Steve Kerr, Coaching Resource

(Photo: Kyle Terada, USA TODAY Sports)

Ramona Shelburne, ESPN (http://espn.go.com/nba/story/_/id/12669851/steve-kerr-golden-plan-golden-state-warriors)

You know the story. Phil Jackson drew the play up for Jordan. But as the Bulls left the huddle, Jordan turned to Kerr and said, “They’re going to double me. When they do, I’m coming to you.” They had grown to respect each other since Kerr gave as good as he got in a 1995 training camp scuffle with Jordan. It’s the classic Steve Kerr-is tougher-than-he-looks story. Kerr’s sick of it. He bristles when you bring it up.

“It was just a practice fight,” he says. “I think the fact I made it in the NBA for 15 years with this body and this ability — or lack thereof — should speak for itself.”

True. Respect is earned over time, not by throwing a punch. But the story resonates for a reason: If Kerr had been man enough to stand up to the best player of his generation, Jordan knew he would be man enough to take a game-winning shot in the Finals.
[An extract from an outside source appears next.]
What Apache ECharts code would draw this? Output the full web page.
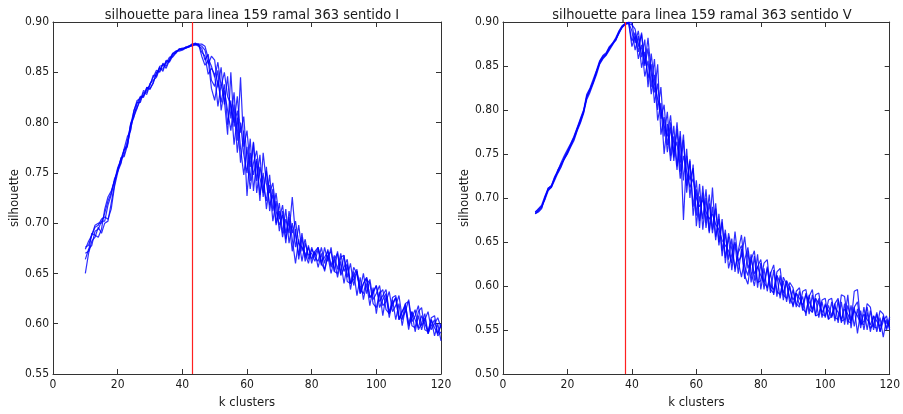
<!DOCTYPE html>
<html>
<head>
<meta charset="utf-8">
<script src="https://cdn.jsdelivr.net/npm/echarts@6/dist/echarts.min.js"></script>
<style>html,body{margin:0;padding:0;background:#fff}#c{width:903px;height:414px}</style>
</head>
<body>
<div id="c"></div>
<script>
const kValues = [10,11,12,13,14,15,16,17,18,19,20,21,22,23,24,25,26,27,28,29,30,31,32,33,34,35,36,37,38,39,40,41,42,43,44,45,46,47,48,49,50,51,52,53,54,55,56,57,58,59,60,61,62,63,64,65,66,67,68,69,70,71,72,73,74,75,76,77,78,79,80,81,82,83,84,85,86,87,88,89,90,91,92,93,94,95,96,97,98,99,100,101,102,103,104,105,106,107,108,109,110,111,112,113,114,115,116,117,118,119,120];

const titleI = "silhouette para linea 159 ramal 363 sentido I";
const titleV = "silhouette para linea 159 ramal 363 sentido V";
const bestK_I = 43;
const bestK_V = 38;
const xTicks = [0, 120, 20];
const yTicksI = [0.55, 0.90, 0.05];
const yTicksV = [0.50, 0.90, 0.05];

const runI_1 = [.650,.670,.682,.686,.696,.690,.700,.702,.720,.738,
.754,.760,.774,.786,.792,.812,.820,.820,.830,.828,
.838,.845,.852,.850,.858,.854,.862,.868,.871,.872,
.873,.874,.875,.878,.878,.878,.866,.857,.862,.834,
.822,.842,.820,.838,.798,.822,.778,.805,.760,.792,
.727,.770,.748,.764,.728,.750,.714,.738,.702,.722,
.692,.712,.684,.702,.672,.694,.664,.686,.662,.678,
.660,.672,.656,.670,.652,.668,.650,.664,.646,.662,
.640,.658,.634,.652,.628,.646,.624,.640,.618,.636,
.610,.632,.608,.628,.606,.624,.604,.620,.598,.616,
.594,.612,.592,.608,.594,.606,.590,.604,.588,.600,
.583];
const runI_2 = [.676,.678,.688,.696,.698,.704,.706,.704,.714,.736,
.750,.765,.766,.777,.799,.806,.814,.825,.825,.835,
.833,.840,.849,.855,.851,.861,.860,.866,.870,.873,
.873,.875,.875,.877,.879,.877,.876,.872,.858,.866,
.862,.835,.855,.818,.846,.804,.830,.782,.845,.776,
.792,.756,.780,.742,.768,.726,.756,.712,.734,.700,
.720,.690,.714,.680,.700,.676,.698,.672,.684,.664,
.674,.668,.676,.662,.666,.672,.656,.664,.670,.648,
.656,.664,.640,.648,.654,.630,.640,.646,.626,.630,
.638,.622,.628,.634,.612,.620,.626,.604,.612,.618,
.600,.612,.604,.596,.608,.600,.592,.604,.596,.590,
.600];
const runI_3 = [.670,.672,.690,.688,.686,.694,.714,.726,.732,.742,
.755,.763,.768,.782,.798,.811,.822,.824,.827,.833,
.837,.847,.846,.856,.857,.859,.865,.865,.869,.873,
.874,.874,.876,.877,.877,.878,.870,.866,.848,.854,
.848,.816,.838,.822,.788,.850,.796,.812,.775,.748,
.776,.742,.781,.730,.756,.738,.722,.748,.712,.730,
.704,.718,.690,.706,.684,.660,.684,.662,.680,.668,
.670,.662,.674,.658,.676,.662,.676,.652,.672,.650,
.668,.646,.660,.638,.652,.634,.650,.630,.644,.624,
.630,.638,.618,.622,.632,.612,.618,.628,.606,.612,
.624,.602,.608,.618,.598,.604,.612,.594,.600,.606,
.596];
const runI_4 = [.664,.674,.678,.692,.694,.702,.702,.718,.728,.744,
.751,.759,.773,.776,.797,.805,.819,.826,.826,.835,
.834,.839,.850,.851,.859,.856,.863,.869,.871,.871,
.872,.874,.876,.876,.878,.876,.874,.862,.868,.842,
.836,.852,.812,.832,.812,.792,.818,.770,.800,.768,
.750,.784,.732,.762,.722,.770,.740,.718,.728,.698,
.712,.686,.704,.690,.726,.688,.668,.690,.666,.676,
.664,.672,.676,.660,.654,.668,.672,.652,.650,.666,
.668,.642,.640,.656,.650,.634,.630,.644,.640,.620,
.616,.630,.634,.614,.610,.626,.628,.608,.604,.620,
.622,.598,.596,.612,.616,.594,.592,.606,.608,.590,
.598];
const runI_5 = [.674,.682,.688,.698,.700,.700,.710,.722,.730,.742,
.752,.764,.773,.778,.793,.809,.815,.822,.832,.830,
.839,.842,.845,.854,.853,.862,.861,.868,.869,.873,
.873,.875,.876,.878,.878,.878,.878,.876,.864,.856,
.845,.860,.836,.850,.826,.818,.800,.826,.790,.806,
.762,.734,.760,.772,.745,.730,.752,.730,.740,.712,
.698,.708,.680,.712,.690,.702,.680,.676,.670,.660,
.676,.666,.662,.676,.660,.674,.658,.668,.654,.670,
.652,.660,.640,.644,.652,.630,.640,.646,.626,.632,
.638,.616,.624,.630,.610,.618,.626,.604,.612,.620,
.598,.606,.614,.594,.600,.610,.590,.598,.604,.588,
.592];

const runV_1 = [.682,.684,.688,.700,.710,.712,.722,.730,.738,.745,
.752,.760,.768,.778,.786,.798,.815,.822,.832,.842,
.854,.860,.863,.870,.875,.880,.888,.895,.898,.899,
.890,.868,.884,.848,.866,.836,.852,.808,.830,.790,
.806,.760,.786,.742,.778,.730,.766,.714,.742,.690,
.720,.674,.706,.666,.694,.660,.688,.646,.672,.632,
.656,.618,.648,.614,.642,.608,.640,.604,.634,.598,
.626,.596,.622,.592,.618,.588,.612,.584,.606,.580,
.596,.576,.594,.572,.592,.568,.590,.566,.586,.564,
.580,.562,.582,.560,.584,.558,.580,.556,.578,.554,
.574,.552,.576,.550,.572,.550,.568,.548,.566,.550,
.562];
const runV_2 = [.684,.688,.692,.702,.711,.714,.724,.731,.740,.748,
.755,.762,.770,.780,.790,.800,.818,.825,.835,.845,
.856,.862,.865,.872,.876,.882,.890,.896,.898,.898,
.897,.892,.872,.886,.850,.870,.826,.858,.800,.826,
.770,.798,.748,.782,.736,.770,.675,.748,.720,.734,
.680,.716,.664,.700,.660,.690,.652,.682,.640,.664,
.620,.636,.650,.628,.610,.630,.644,.616,.600,.622,
.630,.604,.598,.614,.624,.594,.590,.610,.602,.586,
.578,.594,.598,.574,.570,.588,.596,.566,.568,.584,
.586,.562,.566,.580,.586,.560,.562,.590,.552,.576,
.582,.556,.560,.576,.552,.556,.570,.548,.560,.566,
.550];
const runV_3 = [.682,.686,.690,.698,.708,.712,.720,.728,.735,.744,
.750,.758,.765,.776,.785,.796,.812,.820,.830,.840,
.852,.858,.862,.868,.874,.880,.887,.894,.897,.899,
.878,.888,.858,.874,.838,.856,.818,.840,.788,.808,
.750,.784,.742,.770,.732,.776,.720,.756,.700,.738,
.668,.702,.676,.710,.662,.712,.656,.676,.634,.660,
.630,.654,.616,.640,.658,.622,.612,.636,.606,.636,
.596,.620,.594,.616,.590,.612,.586,.606,.582,.600,
.576,.592,.578,.588,.566,.590,.570,.586,.564,.582,
.564,.578,.566,.580,.558,.582,.556,.578,.562,.576,
.546,.572,.550,.570,.548,.566,.548,.564,.542,.562,
.552];
const runV_4 = [.683,.685,.689,.701,.709,.713,.723,.729,.736,.746,
.753,.761,.769,.779,.788,.797,.816,.824,.833,.843,
.855,.861,.864,.871,.875,.881,.889,.895,.899,.899,
.872,.884,.866,.888,.852,.882,.842,.820,.852,.772,
.792,.752,.780,.746,.786,.740,.772,.706,.744,.680,
.710,.666,.714,.672,.704,.664,.694,.650,.676,.626,
.660,.642,.620,.638,.646,.612,.602,.630,.640,.604,
.606,.626,.630,.596,.592,.616,.620,.590,.586,.604,
.598,.580,.576,.594,.596,.574,.570,.590,.592,.568,
.566,.584,.586,.564,.562,.590,.588,.560,.558,.594,
.596,.558,.556,.580,.576,.554,.552,.572,.568,.552,
.565];
const runV_5 = [.684,.687,.691,.699,.711,.714,.721,.732,.738,.744,
.751,.759,.767,.777,.789,.799,.814,.823,.831,.844,
.853,.859,.863,.869,.876,.879,.888,.894,.898,.900,
.899,.876,.890,.860,.880,.826,.864,.830,.812,.800,
.782,.770,.794,.752,.764,.722,.748,.730,.712,.722,
.700,.690,.698,.684,.676,.682,.670,.664,.652,.646,
.640,.626,.662,.628,.634,.656,.620,.630,.614,.622,
.612,.604,.620,.600,.596,.612,.604,.592,.606,.598,
.584,.592,.586,.578,.590,.582,.574,.586,.580,.570,
.578,.572,.564,.576,.570,.562,.574,.568,.560,.572,
.566,.558,.568,.562,.556,.566,.560,.554,.564,.558,
.556];

const runsI = [runI_1, runI_2, runI_3, runI_4, runI_5];
const runsV = [runV_1, runV_2, runV_3, runV_4, runV_5];

const FONT = "'DejaVu Sans Condensed', 'DejaVu Sans', sans-serif";
const TXT = '#1a1a1a';
const FRAME = '#333';
const grids = [
  {left: 53, top: 22, width: 388, height: 353},
  {left: 503, top: 22, width: 389, height: 353}
];

function xAx(gi, pos, showLabel, name) {
  return {
    type: 'value', gridIndex: gi, position: pos, min: xTicks[0], max: xTicks[1], interval: xTicks[2],
    name: name || '', nameLocation: 'middle', nameGap: 22,
    nameTextStyle: {fontFamily: FONT, fontSize: 13, color: TXT},
    axisLine: {show: true, onZero: false, lineStyle: {color: FRAME, width: 1}},
    axisTick: {show: true, inside: true, length: 5, lineStyle: {color: FRAME}},
    axisLabel: {show: showLabel, fontFamily: FONT, fontSize: 12, color: TXT, margin: 5},
    splitLine: {show: false}
  };
}
function yAx(gi, pos, ticks, showLabel, name) {
  return {
    type: 'value', gridIndex: gi, position: pos, min: ticks[0], max: ticks[1], interval: ticks[2],
    name: name || '', nameLocation: 'middle', nameGap: 30, nameRotate: 90,
    nameTextStyle: {fontFamily: FONT, fontSize: 13, color: TXT},
    axisLine: {show: true, onZero: false, lineStyle: {color: FRAME, width: 1}},
    axisTick: {show: true, inside: true, length: 5, lineStyle: {color: FRAME}},
    axisLabel: {show: showLabel, fontFamily: FONT, fontSize: 12, color: TXT, margin: 4,
      formatter: v => v.toFixed(2)},
    splitLine: {show: false}
  };
}

const series = [];
function addRuns(runs, xi, yi, bestK) {
  runs.forEach((r, i) => {
    const s = {
      type: 'line', xAxisIndex: xi, yAxisIndex: yi,
      data: kValues.map((k, j) => [k, r[j]]),
      showSymbol: false, symbol: 'none', silent: true, animation: false,
      lineStyle: {color: 'rgba(0,0,255,0.82)', width: 1.2},
      z: 2
    };
    if (i === runs.length - 1) {
      s.markLine = {
        silent: true, symbol: 'none', animation: false,
        label: {show: false},
        lineStyle: {color: '#ff2020', width: 1.2, type: 'solid'},
        data: [{xAxis: bestK}],
        z: 5
      };
    }
    series.push(s);
  });
}
addRuns(runsI, 0, 0, bestK_I);
addRuns(runsV, 2, 2, bestK_V);

const chart = echarts.init(document.getElementById('c'), null, {renderer: 'canvas'});
chart.setOption({
  animation: false,
  backgroundColor: '#fff',
  title: [
    {text: titleI, left: 53 + 194, top: 3, textAlign: 'center',
     textStyle: {fontFamily: FONT, fontSize: 14.5, fontWeight: 'normal', color: TXT}},
    {text: titleV, left: 503 + 194, top: 3, textAlign: 'center',
     textStyle: {fontFamily: FONT, fontSize: 14.5, fontWeight: 'normal', color: TXT}}
  ],
  grid: grids,
  xAxis: [xAx(0, 'bottom', true, 'k clusters'), xAx(0, 'top', false), xAx(1, 'bottom', true, 'k clusters'), xAx(1, 'top', false)],
  yAxis: [yAx(0, 'left', yTicksI, true, 'silhouette'), yAx(0, 'right', yTicksI, false), yAx(1, 'left', yTicksV, true, 'silhouette'), yAx(1, 'right', yTicksV, false)],
  series: series
});
</script>
</body>
</html>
At some point, a coach has to command his team. The challenge is in knowing how and when to take charge. Wait too long and the team won’t respect you. Drive too hard and they’ll resist.

There were complicated dynamics when Kerr took over at Golden State. While team ownership felt a coaching change had been needed, and some in the organization had grown weary of Mark Jackson’s us-against-the-world style, Kerr knew Jackson was immensely popular with his players.

So he took his time, letting the team breathe a little during training camp and even into the first few weeks of the season. “I allowed them to make a lot of mistakes in the beginning,” Kerr says. “I didn’t want to come in and be all Bobby Knight, yelling and screaming from day one.”

“They had the confidence,” Kerr says. “They had the swagger. The challenge [was] how to add the mindfulness. How do we add – what’s the right word? — the purpose?”

“He’s a thinker,” says Warriors assistant coach Bruce Fraser, who doubles as one of Kerr’s best friends since college. “Before he walks into that locker room, that meeting … he’s thought about everything he’s going to say and do for a long time.

“What you don’t want for the discipline to affect the swagger,” Kerr says. What makes players like Curry and Nash so great is their fearlessness. When they’re rolling, it’s like watching someone weaving in and out of traffic, driving 90 miles an hour, and knowing that they’re never going to hit anything. There’s a control to it. As if they see things with some third eye that others don’t. That’s the mindfulness Kerr had to help Curry find.

“Any time a player knows a coach has his back, and that he’s going to allow him to live through his mistakes long enough to learn from them …. he’s going to give his all for him,” Dell Curry said. “That’s something he and Steve got to really quickly.”